- **SOURCE DATA**:

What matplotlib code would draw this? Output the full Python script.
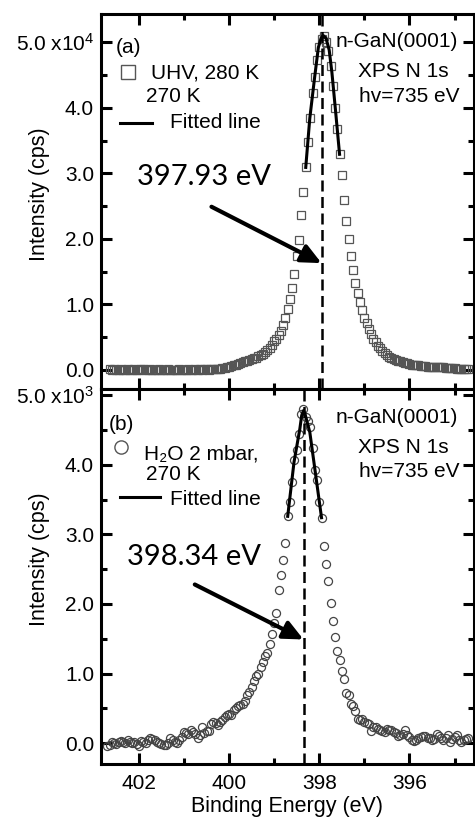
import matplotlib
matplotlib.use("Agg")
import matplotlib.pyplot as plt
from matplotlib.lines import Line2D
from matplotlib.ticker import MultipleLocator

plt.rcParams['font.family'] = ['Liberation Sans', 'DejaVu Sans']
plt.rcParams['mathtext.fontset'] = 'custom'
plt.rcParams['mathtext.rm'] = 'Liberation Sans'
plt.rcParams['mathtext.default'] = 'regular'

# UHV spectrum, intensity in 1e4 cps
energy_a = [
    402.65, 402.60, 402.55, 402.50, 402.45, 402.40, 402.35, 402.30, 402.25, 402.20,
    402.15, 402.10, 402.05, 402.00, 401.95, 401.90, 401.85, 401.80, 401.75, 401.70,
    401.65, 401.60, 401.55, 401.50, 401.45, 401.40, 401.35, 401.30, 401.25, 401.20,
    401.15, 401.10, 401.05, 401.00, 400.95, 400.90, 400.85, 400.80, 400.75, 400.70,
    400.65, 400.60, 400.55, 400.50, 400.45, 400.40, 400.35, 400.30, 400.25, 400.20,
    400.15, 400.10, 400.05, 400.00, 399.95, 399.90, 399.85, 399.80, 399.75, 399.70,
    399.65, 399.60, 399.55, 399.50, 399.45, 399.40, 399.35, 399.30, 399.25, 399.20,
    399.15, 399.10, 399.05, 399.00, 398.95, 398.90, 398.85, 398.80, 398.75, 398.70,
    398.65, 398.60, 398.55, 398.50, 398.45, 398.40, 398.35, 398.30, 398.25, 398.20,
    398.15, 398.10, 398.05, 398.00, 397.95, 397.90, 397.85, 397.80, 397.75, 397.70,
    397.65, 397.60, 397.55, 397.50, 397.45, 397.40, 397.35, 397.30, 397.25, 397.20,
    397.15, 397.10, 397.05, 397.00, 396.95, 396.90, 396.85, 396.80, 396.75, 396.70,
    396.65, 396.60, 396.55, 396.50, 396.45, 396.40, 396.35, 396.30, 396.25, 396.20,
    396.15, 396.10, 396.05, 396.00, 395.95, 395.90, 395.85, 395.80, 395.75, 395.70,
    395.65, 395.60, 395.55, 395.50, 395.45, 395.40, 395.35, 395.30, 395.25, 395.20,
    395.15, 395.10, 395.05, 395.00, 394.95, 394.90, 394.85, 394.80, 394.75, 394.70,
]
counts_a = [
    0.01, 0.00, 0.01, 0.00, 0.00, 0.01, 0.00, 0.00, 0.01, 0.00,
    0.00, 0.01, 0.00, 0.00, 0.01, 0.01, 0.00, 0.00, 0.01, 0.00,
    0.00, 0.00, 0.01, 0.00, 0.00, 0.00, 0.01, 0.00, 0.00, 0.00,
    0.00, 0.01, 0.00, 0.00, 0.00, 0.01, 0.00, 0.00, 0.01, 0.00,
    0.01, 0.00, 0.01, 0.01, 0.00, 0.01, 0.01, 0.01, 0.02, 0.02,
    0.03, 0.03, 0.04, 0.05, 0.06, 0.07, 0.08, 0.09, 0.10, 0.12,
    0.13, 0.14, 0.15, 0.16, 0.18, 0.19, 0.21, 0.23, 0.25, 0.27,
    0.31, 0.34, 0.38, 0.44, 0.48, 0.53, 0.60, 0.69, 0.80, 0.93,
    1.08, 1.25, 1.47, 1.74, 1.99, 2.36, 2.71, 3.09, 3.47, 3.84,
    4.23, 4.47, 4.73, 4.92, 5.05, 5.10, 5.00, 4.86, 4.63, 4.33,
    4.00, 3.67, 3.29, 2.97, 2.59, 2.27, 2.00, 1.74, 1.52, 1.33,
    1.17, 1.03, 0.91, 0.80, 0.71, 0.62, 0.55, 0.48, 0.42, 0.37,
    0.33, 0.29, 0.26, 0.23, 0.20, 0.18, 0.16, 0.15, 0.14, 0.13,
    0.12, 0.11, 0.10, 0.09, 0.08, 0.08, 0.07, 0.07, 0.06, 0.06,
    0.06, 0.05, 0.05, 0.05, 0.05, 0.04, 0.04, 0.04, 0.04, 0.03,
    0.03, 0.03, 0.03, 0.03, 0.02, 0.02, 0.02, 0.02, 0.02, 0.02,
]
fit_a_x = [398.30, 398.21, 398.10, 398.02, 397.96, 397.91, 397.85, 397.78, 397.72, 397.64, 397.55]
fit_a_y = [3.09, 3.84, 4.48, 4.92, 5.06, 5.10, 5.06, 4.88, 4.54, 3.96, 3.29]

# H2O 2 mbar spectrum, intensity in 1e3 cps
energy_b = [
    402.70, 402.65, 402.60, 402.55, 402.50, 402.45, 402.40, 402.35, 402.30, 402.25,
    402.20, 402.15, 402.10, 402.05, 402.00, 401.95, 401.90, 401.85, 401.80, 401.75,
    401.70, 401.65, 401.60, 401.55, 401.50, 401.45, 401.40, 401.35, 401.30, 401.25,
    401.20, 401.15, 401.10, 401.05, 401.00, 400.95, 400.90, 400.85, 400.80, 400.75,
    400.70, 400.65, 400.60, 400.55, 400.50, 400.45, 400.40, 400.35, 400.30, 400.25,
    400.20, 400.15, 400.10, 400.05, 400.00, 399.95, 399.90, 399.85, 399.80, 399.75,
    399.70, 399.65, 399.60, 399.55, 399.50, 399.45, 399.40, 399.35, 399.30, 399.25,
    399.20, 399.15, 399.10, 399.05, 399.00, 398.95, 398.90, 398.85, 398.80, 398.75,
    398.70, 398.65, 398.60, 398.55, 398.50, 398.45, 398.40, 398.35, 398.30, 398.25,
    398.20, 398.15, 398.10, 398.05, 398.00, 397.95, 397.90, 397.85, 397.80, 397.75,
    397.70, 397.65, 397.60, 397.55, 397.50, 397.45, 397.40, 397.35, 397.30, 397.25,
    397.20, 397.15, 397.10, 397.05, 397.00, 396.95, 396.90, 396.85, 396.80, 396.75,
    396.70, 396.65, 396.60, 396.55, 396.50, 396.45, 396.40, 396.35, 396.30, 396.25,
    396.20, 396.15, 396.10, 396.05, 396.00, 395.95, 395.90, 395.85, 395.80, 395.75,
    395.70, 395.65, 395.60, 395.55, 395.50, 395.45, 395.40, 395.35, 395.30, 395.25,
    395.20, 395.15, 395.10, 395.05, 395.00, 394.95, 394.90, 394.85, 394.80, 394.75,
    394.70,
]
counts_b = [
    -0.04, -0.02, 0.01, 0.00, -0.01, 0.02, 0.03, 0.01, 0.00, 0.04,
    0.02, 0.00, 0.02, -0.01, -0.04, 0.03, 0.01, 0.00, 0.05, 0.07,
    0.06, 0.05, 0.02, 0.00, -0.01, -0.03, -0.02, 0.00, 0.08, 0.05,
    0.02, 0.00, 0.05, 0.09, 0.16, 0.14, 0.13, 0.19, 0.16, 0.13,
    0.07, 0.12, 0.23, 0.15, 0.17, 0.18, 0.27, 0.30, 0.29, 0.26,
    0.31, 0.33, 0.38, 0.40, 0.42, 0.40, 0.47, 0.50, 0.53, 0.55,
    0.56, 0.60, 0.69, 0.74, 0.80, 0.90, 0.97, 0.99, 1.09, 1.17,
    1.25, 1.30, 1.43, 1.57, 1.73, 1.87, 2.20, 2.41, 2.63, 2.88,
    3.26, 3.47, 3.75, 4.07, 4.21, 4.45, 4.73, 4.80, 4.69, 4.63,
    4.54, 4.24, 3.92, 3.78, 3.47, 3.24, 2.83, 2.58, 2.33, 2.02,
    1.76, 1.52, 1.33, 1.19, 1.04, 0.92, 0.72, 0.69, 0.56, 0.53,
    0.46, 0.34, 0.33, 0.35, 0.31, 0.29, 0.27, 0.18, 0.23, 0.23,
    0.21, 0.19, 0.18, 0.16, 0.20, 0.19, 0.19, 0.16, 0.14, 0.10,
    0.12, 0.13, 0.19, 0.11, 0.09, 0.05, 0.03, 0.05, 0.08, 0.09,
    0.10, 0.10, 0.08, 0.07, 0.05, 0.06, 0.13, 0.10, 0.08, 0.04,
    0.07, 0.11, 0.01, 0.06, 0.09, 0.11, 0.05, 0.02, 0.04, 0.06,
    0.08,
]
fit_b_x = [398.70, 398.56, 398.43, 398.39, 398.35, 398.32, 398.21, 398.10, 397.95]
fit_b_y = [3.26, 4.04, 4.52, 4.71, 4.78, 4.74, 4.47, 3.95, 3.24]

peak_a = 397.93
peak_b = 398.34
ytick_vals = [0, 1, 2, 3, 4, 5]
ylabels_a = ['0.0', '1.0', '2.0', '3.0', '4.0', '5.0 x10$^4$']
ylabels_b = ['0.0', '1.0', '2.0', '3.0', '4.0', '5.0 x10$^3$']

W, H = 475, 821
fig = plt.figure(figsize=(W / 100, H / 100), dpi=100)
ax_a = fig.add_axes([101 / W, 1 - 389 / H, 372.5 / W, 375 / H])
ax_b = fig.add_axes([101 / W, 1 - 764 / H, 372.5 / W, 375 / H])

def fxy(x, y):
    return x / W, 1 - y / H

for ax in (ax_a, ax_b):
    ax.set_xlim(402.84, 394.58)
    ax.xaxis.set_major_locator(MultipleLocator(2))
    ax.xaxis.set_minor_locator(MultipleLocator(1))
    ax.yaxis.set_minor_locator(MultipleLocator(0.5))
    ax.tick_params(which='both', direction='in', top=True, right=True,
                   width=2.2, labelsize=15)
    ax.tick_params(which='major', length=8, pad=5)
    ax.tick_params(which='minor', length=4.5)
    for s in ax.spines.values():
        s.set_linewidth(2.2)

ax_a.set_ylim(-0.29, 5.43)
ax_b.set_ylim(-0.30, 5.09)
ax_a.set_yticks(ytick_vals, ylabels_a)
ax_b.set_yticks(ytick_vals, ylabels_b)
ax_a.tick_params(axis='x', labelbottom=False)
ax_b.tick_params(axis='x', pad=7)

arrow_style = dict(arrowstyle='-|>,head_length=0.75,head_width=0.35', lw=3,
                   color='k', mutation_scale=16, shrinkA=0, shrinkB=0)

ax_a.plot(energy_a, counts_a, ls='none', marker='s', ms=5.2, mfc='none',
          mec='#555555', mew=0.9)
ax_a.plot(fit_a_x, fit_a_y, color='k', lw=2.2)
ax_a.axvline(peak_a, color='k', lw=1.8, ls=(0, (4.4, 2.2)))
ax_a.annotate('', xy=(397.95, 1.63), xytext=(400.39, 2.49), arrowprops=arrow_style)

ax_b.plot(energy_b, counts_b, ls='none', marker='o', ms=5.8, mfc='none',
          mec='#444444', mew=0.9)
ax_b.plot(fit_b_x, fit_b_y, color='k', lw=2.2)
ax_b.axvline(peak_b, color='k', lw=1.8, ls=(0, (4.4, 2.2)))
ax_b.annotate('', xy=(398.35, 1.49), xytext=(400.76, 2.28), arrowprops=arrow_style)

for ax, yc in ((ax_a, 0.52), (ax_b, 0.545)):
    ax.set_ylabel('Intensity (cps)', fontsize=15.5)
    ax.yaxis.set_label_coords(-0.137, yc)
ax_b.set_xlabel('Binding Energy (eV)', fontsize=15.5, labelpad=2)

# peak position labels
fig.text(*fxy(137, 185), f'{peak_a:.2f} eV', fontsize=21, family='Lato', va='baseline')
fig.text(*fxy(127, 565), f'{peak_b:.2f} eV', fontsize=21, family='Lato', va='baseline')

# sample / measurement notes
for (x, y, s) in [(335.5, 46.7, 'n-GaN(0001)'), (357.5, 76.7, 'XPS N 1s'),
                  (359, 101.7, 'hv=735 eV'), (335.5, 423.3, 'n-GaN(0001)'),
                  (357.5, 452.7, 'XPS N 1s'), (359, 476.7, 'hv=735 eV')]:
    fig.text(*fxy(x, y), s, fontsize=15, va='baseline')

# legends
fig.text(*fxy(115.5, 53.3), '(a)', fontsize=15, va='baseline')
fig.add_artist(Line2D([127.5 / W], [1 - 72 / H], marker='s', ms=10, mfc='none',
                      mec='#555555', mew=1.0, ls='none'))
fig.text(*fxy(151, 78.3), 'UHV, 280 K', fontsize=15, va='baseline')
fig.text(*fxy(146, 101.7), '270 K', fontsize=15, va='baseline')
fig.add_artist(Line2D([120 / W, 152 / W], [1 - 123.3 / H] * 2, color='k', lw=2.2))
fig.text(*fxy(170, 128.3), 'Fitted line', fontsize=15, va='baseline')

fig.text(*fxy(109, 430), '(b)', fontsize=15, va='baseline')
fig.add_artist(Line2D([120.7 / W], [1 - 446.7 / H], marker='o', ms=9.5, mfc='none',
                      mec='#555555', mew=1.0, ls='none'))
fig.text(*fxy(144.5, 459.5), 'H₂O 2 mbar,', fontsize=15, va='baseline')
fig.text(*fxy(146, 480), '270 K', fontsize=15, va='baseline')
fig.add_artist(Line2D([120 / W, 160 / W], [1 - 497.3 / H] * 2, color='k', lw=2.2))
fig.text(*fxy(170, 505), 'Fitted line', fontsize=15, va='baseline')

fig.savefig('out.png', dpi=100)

- **INSTRUCTION**:
Skip every picture and return the lines above from the top through the one that contains "from matplotlib.ticker import MultipleLocator".

- **EXPECTED ANSWER**:
What matplotlib code would draw this? Output the full Python script.
import matplotlib
matplotlib.use("Agg")
import matplotlib.pyplot as plt
from matplotlib.lines import Line2D
from matplotlib.ticker import MultipleLocator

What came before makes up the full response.